The week before break, at the group meeting, we discussed the gene lists Miriam and I created. Because of the lack of overlap on my part, my next job to do is to modify my program to account for possible different gene names. Anna sent me a giant text file for it, and I will get it done by the Friday meeting.
I did not spend all of break dormant, and I learned more about bayesian statistics in addition to a brief overview by one of Anna’s post-docs. I think one of the difficulties of knowing how Bayes’ theorem works is the fact that it’s just so ingrained into our normal thought. Given B, what is the probability of A? It’s the probability of B given A times the probability of A divided by the probability of B. The first thing to note is the B denominating the whole equation. The B is accounting for the probability warping from the context of the problem.

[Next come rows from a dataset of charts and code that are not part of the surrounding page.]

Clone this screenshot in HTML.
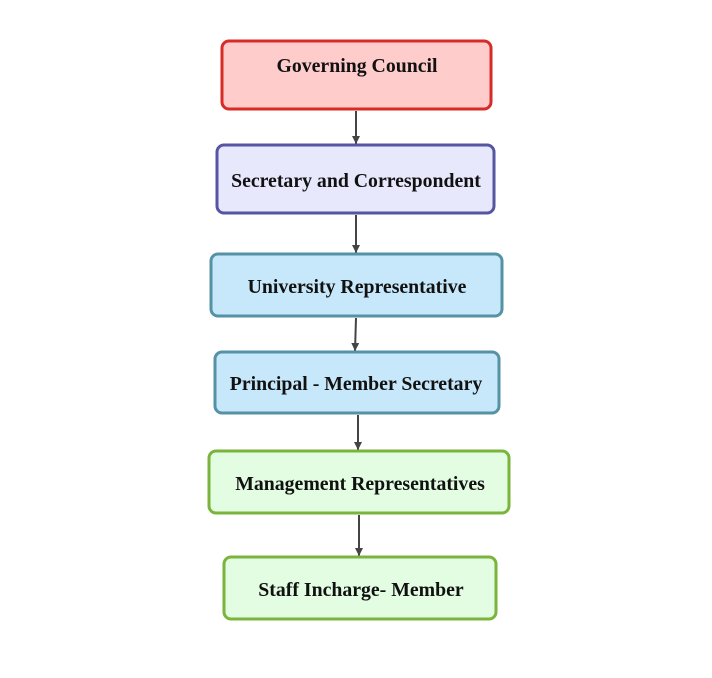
<!DOCTYPE html>
<html><head><style>
html,body{margin:0;padding:0;background:#fff;width:712px;height:678px;overflow:hidden}
text{font-family:"Liberation Serif",serif;font-weight:bold;font-size:19.8px;fill:#111;text-anchor:middle}
</style></head><body>
<svg width="712" height="678" viewBox="0 0 712 678" xmlns="http://www.w3.org/2000/svg">
<defs><marker id="a" markerWidth="8" markerHeight="8" refX="8" refY="4" orient="auto" markerUnits="userSpaceOnUse"><path d="M0,0 L8,4 L0,8 z" fill="#444"/></marker></defs>
<g stroke="#444" stroke-width="2" fill="none">
<line x1="356" y1="111" x2="356" y2="144" marker-end="url(#a)"/>
<line x1="356" y1="215" x2="356" y2="253" marker-end="url(#a)"/>
<line x1="356" y1="318" x2="355" y2="351" marker-end="url(#a)"/>
<line x1="358" y1="415" x2="358" y2="450" marker-end="url(#a)"/>
<line x1="359" y1="515" x2="359" y2="556" marker-end="url(#a)"/>
</g>
<g stroke-width="3">
<rect x="222" y="41" width="269" height="68" rx="7" fill="#ffcccc" stroke="#d62b26"/>
<rect x="217" y="145" width="277" height="68" rx="7" fill="#e8e8fd" stroke="#5555a2"/>
<rect x="211" y="254" width="291" height="62" rx="7" fill="#c7e8fb" stroke="#5592a6"/>
<rect x="215" y="352" width="284" height="61" rx="7" fill="#c7e8fb" stroke="#5592a6"/>
<rect x="209" y="451" width="300" height="62" rx="7" fill="#e2fde2" stroke="#7bb43c"/>
<rect x="224" y="557" width="272" height="62" rx="7" fill="#e2fde2" stroke="#7bb43c"/>
</g>
<text x="357" y="72">Governing Council</text>
<text x="356" y="187">Secretary and Correspondent</text>
<text x="357" y="293">University Representative</text>
<text x="356" y="390">Principal - Member Secretary</text>
<text x="360" y="490">Management Representatives</text>
<text x="361" y="596">Staff Incharge- Member</text>
</svg>
</body></html>
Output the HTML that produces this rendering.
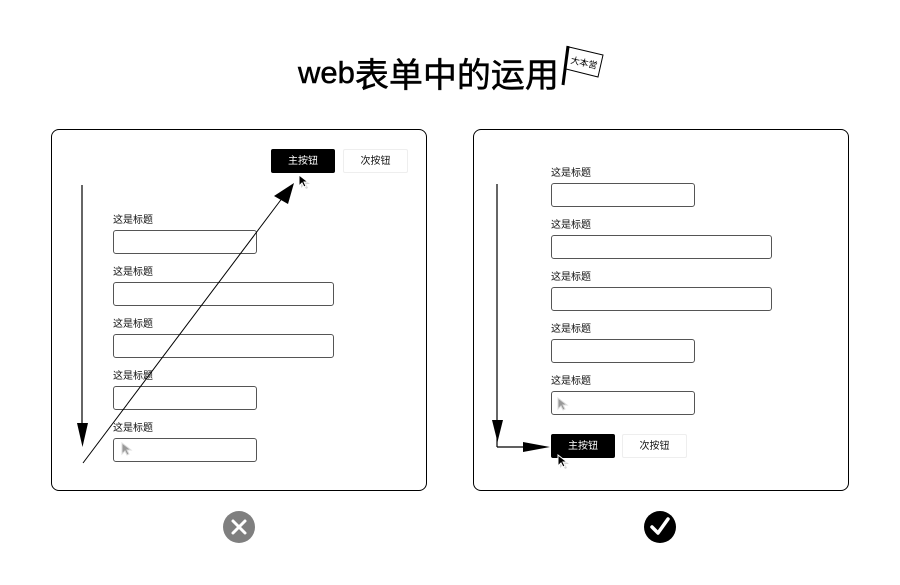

The second factor is probability of B given A. This represents the relationship we already know. This is multiplied by the probability of A. Therefore, the numerator represents the total probability of B happening because of A, which can also be described as the total probability that the specified relationship happens. By accounting for the probability warping in the denominator, we get the actual probability of A given B.
Bayesian probability is the core of the functional interaction network and the integrated network we will make. I can already kind of see how gene interaction probabilities could be derived from this given interaction data.
However, the mutual exclusivity clause in the theorem might be tricky. I’ll have to closely look at the supplemental data to see how the functional interactive builders accounted for this.